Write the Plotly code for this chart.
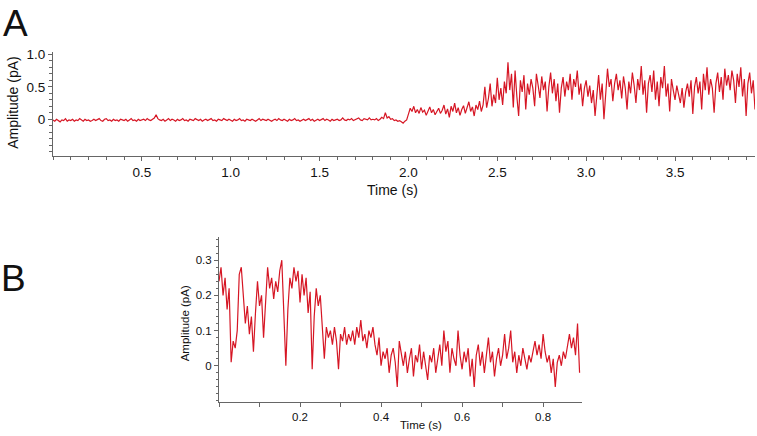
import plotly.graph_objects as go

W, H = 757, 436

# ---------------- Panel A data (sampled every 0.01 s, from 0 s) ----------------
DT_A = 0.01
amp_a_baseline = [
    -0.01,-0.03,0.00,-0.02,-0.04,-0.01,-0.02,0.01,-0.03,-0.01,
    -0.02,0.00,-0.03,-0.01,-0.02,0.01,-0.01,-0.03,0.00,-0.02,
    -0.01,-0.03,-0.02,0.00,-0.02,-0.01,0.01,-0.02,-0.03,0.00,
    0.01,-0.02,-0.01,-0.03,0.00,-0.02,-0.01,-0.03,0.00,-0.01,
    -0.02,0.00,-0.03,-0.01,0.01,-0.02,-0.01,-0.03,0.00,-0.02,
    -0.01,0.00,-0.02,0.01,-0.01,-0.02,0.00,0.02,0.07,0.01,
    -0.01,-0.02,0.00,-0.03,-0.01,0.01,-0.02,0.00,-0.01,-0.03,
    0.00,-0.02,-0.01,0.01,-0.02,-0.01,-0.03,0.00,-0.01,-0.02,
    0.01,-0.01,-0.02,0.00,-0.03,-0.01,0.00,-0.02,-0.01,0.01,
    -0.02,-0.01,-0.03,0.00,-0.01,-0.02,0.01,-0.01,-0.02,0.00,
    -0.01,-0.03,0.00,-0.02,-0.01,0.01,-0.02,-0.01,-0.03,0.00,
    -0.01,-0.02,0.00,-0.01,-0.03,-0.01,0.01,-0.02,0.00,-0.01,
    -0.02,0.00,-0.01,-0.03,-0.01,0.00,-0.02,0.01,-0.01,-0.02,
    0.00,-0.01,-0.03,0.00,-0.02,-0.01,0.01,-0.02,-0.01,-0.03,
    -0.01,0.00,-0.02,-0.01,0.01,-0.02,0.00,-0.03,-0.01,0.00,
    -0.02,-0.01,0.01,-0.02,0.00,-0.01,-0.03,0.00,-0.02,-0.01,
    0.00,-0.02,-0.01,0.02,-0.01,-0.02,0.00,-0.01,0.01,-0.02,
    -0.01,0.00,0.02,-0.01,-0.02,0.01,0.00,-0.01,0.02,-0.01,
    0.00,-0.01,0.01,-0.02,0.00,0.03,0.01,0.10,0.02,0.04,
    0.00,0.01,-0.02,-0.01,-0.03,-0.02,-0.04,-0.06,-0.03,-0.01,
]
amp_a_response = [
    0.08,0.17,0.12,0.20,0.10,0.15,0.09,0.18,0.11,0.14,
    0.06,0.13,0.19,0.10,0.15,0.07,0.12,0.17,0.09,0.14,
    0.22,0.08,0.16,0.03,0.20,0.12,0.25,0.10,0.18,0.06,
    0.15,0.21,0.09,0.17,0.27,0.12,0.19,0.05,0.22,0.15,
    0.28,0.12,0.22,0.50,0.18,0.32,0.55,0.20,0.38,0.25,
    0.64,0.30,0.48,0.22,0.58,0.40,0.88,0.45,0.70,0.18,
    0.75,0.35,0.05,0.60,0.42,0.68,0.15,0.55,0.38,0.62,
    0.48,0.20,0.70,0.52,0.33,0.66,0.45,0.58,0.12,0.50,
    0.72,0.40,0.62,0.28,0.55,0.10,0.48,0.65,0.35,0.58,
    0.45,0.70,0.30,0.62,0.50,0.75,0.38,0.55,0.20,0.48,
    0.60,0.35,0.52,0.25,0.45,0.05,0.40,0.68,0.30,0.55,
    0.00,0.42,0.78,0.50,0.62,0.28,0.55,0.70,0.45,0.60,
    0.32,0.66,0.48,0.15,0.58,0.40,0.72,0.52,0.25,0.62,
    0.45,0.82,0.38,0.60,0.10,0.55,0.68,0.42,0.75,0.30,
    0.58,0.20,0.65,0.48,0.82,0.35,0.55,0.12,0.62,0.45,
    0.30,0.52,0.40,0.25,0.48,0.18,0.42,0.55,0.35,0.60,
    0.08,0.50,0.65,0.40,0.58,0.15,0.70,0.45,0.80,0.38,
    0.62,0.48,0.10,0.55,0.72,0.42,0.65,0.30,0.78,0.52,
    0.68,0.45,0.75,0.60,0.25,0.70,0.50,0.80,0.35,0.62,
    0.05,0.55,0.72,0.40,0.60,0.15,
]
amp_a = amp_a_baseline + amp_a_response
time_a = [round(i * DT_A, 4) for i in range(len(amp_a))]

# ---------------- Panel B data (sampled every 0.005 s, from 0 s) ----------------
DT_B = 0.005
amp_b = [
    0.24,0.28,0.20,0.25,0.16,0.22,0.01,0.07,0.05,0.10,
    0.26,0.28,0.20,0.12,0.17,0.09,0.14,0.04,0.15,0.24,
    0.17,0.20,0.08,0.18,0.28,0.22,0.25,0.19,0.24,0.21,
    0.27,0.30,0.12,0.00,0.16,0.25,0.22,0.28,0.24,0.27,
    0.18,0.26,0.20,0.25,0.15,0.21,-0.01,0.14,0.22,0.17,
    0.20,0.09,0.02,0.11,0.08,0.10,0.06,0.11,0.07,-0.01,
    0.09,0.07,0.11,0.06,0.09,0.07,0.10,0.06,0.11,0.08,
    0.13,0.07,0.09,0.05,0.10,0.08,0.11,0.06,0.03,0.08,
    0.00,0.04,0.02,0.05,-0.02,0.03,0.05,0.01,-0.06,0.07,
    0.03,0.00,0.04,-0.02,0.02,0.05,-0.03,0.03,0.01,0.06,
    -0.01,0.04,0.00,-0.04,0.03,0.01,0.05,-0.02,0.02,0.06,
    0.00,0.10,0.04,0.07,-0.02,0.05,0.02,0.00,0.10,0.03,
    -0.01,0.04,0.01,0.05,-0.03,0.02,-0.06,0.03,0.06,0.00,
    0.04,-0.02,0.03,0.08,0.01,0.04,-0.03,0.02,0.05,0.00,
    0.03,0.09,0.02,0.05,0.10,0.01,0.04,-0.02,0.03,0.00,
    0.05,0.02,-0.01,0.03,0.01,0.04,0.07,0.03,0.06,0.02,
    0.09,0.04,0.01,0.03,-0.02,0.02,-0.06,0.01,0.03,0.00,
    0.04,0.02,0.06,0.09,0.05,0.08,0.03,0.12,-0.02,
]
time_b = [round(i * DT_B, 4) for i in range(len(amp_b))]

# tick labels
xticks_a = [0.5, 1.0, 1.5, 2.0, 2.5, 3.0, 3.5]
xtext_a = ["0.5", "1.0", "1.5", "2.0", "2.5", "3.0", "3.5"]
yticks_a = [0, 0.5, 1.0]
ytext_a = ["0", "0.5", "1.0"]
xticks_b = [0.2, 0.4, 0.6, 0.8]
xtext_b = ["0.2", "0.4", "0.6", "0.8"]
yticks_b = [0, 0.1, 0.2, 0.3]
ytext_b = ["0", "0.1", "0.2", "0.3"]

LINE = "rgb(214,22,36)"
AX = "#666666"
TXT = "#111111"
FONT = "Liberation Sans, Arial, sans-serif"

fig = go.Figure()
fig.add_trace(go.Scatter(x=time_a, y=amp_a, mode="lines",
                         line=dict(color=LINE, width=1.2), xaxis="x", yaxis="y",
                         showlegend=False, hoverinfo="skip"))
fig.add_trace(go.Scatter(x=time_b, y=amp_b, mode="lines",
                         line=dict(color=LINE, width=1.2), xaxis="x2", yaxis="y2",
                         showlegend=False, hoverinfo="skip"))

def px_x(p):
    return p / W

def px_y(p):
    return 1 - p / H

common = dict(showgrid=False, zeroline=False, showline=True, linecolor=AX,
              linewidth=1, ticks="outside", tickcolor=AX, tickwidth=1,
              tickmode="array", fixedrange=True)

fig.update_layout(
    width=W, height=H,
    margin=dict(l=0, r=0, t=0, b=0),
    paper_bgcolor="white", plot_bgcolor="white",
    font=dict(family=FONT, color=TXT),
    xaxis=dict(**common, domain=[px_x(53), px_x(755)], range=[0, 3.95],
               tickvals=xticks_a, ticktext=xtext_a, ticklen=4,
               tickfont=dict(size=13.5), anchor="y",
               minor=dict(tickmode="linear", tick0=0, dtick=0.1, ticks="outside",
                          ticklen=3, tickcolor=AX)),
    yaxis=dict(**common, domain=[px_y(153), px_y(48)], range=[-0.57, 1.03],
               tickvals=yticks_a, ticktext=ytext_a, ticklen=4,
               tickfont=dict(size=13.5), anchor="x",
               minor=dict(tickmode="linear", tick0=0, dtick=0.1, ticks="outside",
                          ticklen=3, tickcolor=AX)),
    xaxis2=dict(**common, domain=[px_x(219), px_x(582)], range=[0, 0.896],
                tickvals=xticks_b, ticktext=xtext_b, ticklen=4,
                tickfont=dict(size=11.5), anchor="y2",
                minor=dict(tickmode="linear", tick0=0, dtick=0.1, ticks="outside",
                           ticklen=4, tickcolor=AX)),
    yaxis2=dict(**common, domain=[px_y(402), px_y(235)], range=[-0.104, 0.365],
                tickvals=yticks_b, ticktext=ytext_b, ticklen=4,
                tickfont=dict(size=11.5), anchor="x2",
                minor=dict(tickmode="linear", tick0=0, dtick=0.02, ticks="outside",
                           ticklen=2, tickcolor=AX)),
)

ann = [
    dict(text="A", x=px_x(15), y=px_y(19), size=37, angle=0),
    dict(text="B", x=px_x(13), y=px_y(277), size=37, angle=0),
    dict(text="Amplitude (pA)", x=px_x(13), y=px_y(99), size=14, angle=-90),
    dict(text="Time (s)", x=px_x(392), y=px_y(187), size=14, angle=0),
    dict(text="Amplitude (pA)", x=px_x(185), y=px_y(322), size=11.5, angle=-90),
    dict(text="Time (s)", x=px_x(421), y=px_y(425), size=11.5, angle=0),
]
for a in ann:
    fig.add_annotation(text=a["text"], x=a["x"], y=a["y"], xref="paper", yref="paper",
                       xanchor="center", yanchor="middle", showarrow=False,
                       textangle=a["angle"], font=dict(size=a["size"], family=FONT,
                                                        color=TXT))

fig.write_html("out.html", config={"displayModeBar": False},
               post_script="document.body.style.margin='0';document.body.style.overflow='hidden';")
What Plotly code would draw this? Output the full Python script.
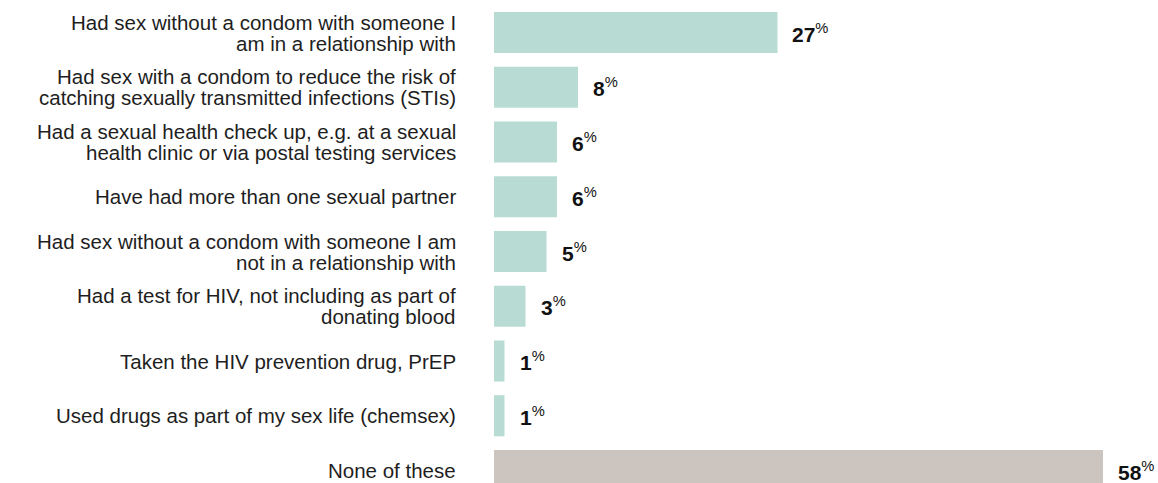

# # # # # # #

■ **WHAT YOU HAVE TO DO**: Pictures excluded, repeat the records exactly from their opening line through the line containing "W, H = 757, 436".

■ **ANSWER**:
Write the Plotly code for this chart.
import plotly.graph_objects as go

W, H = 757, 436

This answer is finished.